In scenes which have shocked German football, fans of Borussia Dortmund attacked opposition supporters and police with stones at the weekend, while banners were held up in the stadium inciting violence and murder.

Dortmund fans 'shame football' with attacks on families before match
Fans during the match between Dortmund and Leipzig hold inciting banners. Photo: DPA

According to the police report from Saturday's clash between Dortmund and RB Leipzig, fans of Dortmund threw stones, bottles and cans at opposition fans, including at women, children and families.

Fans of Leipzig, who lie two places above Dortmund in the Bundesliga table in second, reported that there was no security in place outside the stadium and that Dortmund fans attacked and beat them as they got out of the buses, before stealing their tickets.

A total of ten people were injured in the violence, six of whom were Leipzig fans.
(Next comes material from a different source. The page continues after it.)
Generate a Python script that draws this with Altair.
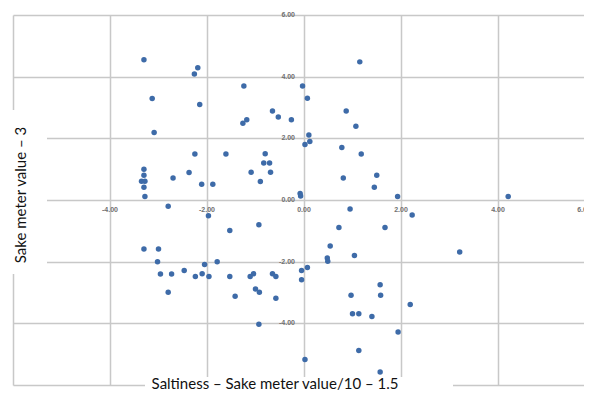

The other four were police officers.

Inside the stadium meanwhile, the south stand was filled with banners with messages such as “slaughter the cops” and “paving stones against cops”.

Also on view were slogans against RB Leipzig, including on which read “whoever loves football hates RB Leipzig.”

Several of the banners could be in violation of German laws on hate speech.

Leipzig only gained promotion this season and are owned by energy drink company Red Bull. They are deeply unpopular with fans of other clubs due to their perceived defiance of rules which state that members have majority voting rights at a club.

On Saturday evening, 11 men, all from the Dortmund ultra scene, were arrested, but were later released.

“I’m hoping for a quick and hard reaction from the justice system so that everyone knows what faces them when they act like this,” Interior Minister Thomas de Maizière told Bild on Monday.

He added that those behind the violence “deserve to be under lock and key, they don’t deserve to be in a football stadium.”

Ralf Jäger, interior minister of North Rhine-Westphalia said that what happened on Saturday before the game in Dortmund “shamed football”.

“Whoever throws stones and bottles at women and children is out of control and needs to be punished,” Jäger said.

“I’m completely shocked – I’ve never seen images like these of such hate-filled faces in all my days as a police officer,” said Edzard Freyhoff, the police officer in charge at the stadium.

Borussia Dortmund now face a heavy fine from the German Football Association and the possibility of playing a home game behind closed doors.